The main problems with the story, in fact, boil down to only two things. The first is that, as in an increasing number of episodes of post-2005 Doctor Who, the plot is narrated in large part by getting loads of celebrities to make supposedly amusing cameos as themselves on TV. Quite who is meant to be impressed or entertained by these cameos, I’m not sure, but they are just infodumps that happen to be made by famous people rather than by characters in the series. (At least I assume they’re famous people. I don’t watch much TV. I recognised Brian Cox though, so I assume the others are equally well-known).

The other problem is that rather than the plot being resolved by anything that comes from the setup, characters or anything else intrinsic to the story, it just gets resolved by the Doctor waving a magic wand and making everything better. It’s not really actually a plot at all in any conventional understanding of the term, just a bunch of stuff that happens.

But of course, the point of the story wasn’t the plot. It was to set up the departure of the Doctor’s companions, by showing that they don’t need him any more and are growing away from him. And Chibnall did that, if not well, at least competently. We were hit over the head with the themes over and over, but we were left in no doubt as to what they were.

So it’s a shame that Steven Moffat decided to waste all that work and just have them be zapped back in time by baddies instead.

At this point, frankly, I want to say much of what Dorian Wright has said on postmodernbarney about this episode. In particular, I think this gets right to the heart of the problems, not just with this story but with the series:

No, I think where the laziness is coming from is that the people in charge of the show aren’t interested in people who are Doctor Who fans, they’re interested in people who are fans. Full stop. People who are, essentially fans of…being fans. Who just like to be into…things. Because it’s a thing, and God help you if you’re not into it. They want to please that mercurial, fickle, transitory audience that watches an episode and immediately floods the internet with animated gifs and posts on Twitter and Tumblr about their “feels” about the show and who communicate with one another entirely in references to pop culture ephemera, like that really shitty Star Trek: The Next Generation episode, only with jokes about bronies and t-shirt’s mashing up Dexter and Game of Thrones.

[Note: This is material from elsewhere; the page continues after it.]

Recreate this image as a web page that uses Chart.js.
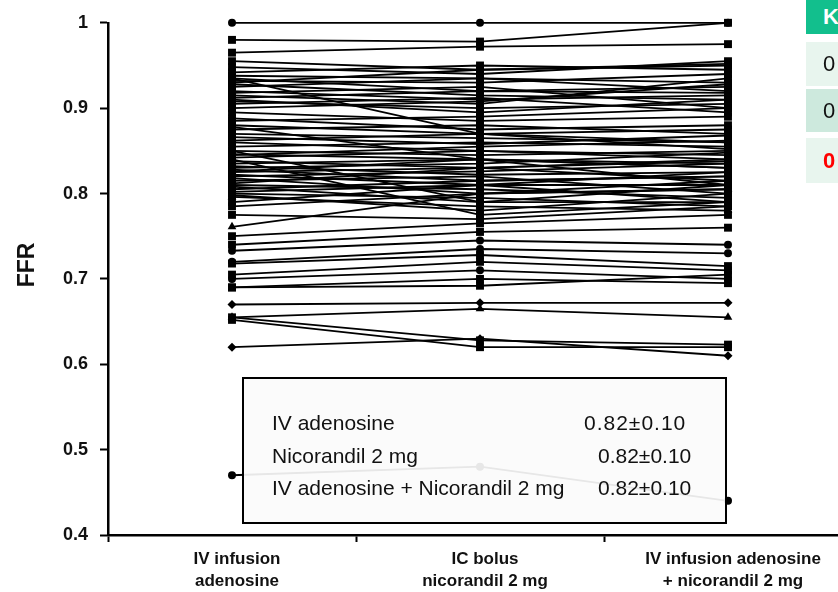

The show under Moffat, even more than under Russel Davies (who was a much worse writer than Moffat is) has become very cynically targetted at that specific audience, and has become, in effect, a mega-budgeted tumblr meme.

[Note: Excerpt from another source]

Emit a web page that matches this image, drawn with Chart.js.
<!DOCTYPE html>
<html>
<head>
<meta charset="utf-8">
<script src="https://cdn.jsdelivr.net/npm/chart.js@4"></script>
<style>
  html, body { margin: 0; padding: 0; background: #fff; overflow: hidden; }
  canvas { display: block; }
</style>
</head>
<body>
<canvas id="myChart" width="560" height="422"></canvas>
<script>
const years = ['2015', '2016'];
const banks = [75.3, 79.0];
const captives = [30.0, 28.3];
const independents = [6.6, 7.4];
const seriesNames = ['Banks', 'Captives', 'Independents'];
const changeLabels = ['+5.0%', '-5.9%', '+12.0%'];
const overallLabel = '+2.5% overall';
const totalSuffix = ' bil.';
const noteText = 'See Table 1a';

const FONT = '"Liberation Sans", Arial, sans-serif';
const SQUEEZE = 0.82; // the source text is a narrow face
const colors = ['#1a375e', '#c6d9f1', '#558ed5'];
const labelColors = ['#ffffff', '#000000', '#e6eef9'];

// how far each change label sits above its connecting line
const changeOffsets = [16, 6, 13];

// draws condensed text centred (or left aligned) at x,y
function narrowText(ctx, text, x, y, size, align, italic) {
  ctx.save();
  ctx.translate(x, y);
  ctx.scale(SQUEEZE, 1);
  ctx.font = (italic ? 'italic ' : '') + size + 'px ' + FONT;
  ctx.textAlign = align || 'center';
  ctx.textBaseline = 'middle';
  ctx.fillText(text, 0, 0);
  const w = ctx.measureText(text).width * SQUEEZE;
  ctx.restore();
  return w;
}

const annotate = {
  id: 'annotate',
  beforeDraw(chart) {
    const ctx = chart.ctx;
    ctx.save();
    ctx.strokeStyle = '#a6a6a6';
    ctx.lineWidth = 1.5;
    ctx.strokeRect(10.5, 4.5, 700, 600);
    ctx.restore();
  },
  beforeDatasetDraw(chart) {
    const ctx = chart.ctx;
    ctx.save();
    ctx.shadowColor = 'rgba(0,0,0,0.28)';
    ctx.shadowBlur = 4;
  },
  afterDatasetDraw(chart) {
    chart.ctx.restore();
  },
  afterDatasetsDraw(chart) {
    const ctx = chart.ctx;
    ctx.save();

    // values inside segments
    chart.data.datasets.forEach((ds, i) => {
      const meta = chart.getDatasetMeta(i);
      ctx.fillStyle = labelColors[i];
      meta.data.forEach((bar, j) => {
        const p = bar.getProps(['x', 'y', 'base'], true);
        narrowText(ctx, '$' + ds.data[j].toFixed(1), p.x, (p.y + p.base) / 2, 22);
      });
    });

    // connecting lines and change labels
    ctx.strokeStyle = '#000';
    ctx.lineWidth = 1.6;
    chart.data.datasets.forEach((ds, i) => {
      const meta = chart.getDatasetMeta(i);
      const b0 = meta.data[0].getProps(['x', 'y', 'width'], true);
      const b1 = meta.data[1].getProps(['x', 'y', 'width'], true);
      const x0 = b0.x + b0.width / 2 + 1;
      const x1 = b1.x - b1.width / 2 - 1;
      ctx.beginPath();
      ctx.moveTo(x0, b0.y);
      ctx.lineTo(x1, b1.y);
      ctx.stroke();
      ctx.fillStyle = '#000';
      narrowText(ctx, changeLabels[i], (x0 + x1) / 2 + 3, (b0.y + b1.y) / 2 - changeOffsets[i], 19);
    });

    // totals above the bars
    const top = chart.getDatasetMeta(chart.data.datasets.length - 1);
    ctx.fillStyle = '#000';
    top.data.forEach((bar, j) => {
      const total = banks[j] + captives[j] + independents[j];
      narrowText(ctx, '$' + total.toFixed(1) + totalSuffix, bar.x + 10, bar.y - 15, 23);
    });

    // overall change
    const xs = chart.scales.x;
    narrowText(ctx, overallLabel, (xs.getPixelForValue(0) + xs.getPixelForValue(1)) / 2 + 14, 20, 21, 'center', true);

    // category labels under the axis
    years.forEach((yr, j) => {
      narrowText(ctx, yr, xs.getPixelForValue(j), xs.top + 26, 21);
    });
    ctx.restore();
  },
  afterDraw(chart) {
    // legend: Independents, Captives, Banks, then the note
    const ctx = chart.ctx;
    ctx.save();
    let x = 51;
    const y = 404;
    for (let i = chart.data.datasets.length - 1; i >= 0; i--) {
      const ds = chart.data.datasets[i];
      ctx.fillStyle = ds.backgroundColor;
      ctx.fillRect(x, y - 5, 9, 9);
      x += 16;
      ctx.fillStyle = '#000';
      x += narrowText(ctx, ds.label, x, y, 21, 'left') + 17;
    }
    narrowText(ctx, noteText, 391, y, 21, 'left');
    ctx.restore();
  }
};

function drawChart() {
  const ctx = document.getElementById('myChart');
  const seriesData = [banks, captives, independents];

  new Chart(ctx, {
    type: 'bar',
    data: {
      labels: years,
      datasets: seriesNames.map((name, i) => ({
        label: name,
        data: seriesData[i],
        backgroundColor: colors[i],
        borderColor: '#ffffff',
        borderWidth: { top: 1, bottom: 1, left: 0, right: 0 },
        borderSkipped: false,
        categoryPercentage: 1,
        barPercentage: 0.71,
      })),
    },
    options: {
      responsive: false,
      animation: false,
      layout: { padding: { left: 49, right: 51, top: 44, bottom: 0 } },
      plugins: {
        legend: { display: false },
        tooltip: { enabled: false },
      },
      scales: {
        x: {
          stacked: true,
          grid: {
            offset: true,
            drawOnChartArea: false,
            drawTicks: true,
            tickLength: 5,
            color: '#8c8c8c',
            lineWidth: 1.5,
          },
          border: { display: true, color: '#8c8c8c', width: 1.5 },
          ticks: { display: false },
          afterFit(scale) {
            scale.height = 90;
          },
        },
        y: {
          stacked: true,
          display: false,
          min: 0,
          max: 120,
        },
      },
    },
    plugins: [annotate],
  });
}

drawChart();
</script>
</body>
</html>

The thinking behind it is precisely the same thinking that is used in every shitty image macro you’ve ever seen, a sort of post-postmodernism for cretins. Take two symbols of “awesome” and bash them together, and generate something more “awesome”. It’s the postmodern technique of collaging signifiers divorced from their context, but with the difference that you must show *absolutely no interest whatsoever* in investigating any ideas that this juxtaposition might inspire.

There is an active resistance to the idea of anything having even an emotional through-line, let alone making any kind of logical sense. In Time Of Angels, time is rewritten, but the Doctor then says that another bit of time can’t be rewritten. Why? Because he says so. Except we’re told all the time that “the Doctor lies”. Except that this time apparently he *isn’t* lying. And we’re expected to be moved by the death of Rory, even though he’s died twice before *in the same episode*, as well as explicitly mentioning all the other many times he’s died.

The only way this kind of thing can possibly work is if you deliberately decide not to think about anything that happens. Certainly the only way someone could be surprised by the ‘reveal’ that Melody Malone is the same character as River Song (real name Melody) is if they’d taken quite large doses of thought-suppressing drugs before watching.

Because this isn’t a drama, any more, not even in the sense that the old show was. It’s a vehicle for creating “awesome” juxtapositions.

And that might not be too bad, were there any imagination at all shown in that creation. The logic of surrealism is not that far from the logic of the tumblr meme, after all — put two familiar things, like a lobster and a telephone, together and see what kind of interference pattern results in our mind.

But the choices in this series are from what seems to be a pre-approved list of “awesome” stuff. Film noir detectives and time travel, dinosaurs and spaceships, cyborgs and cowboys, Daleks and ballerinas. The kind of combuination that only the most tediously unimaginative person could ever possibly think was original. No doubt next year we’ll have cats with lasers (inspiring jokes about how now it’s *them* with the laser pointer), monkeys riding unicorns, pirates eating bacon, and steampunk lesbian sumo wrestlers teaming up with Sherlock Holmes.

And if they don’t actually get round to making those episodes… well, it doesn’t really matter. Someone can knock up a few animated gifs, and nobody will know the difference.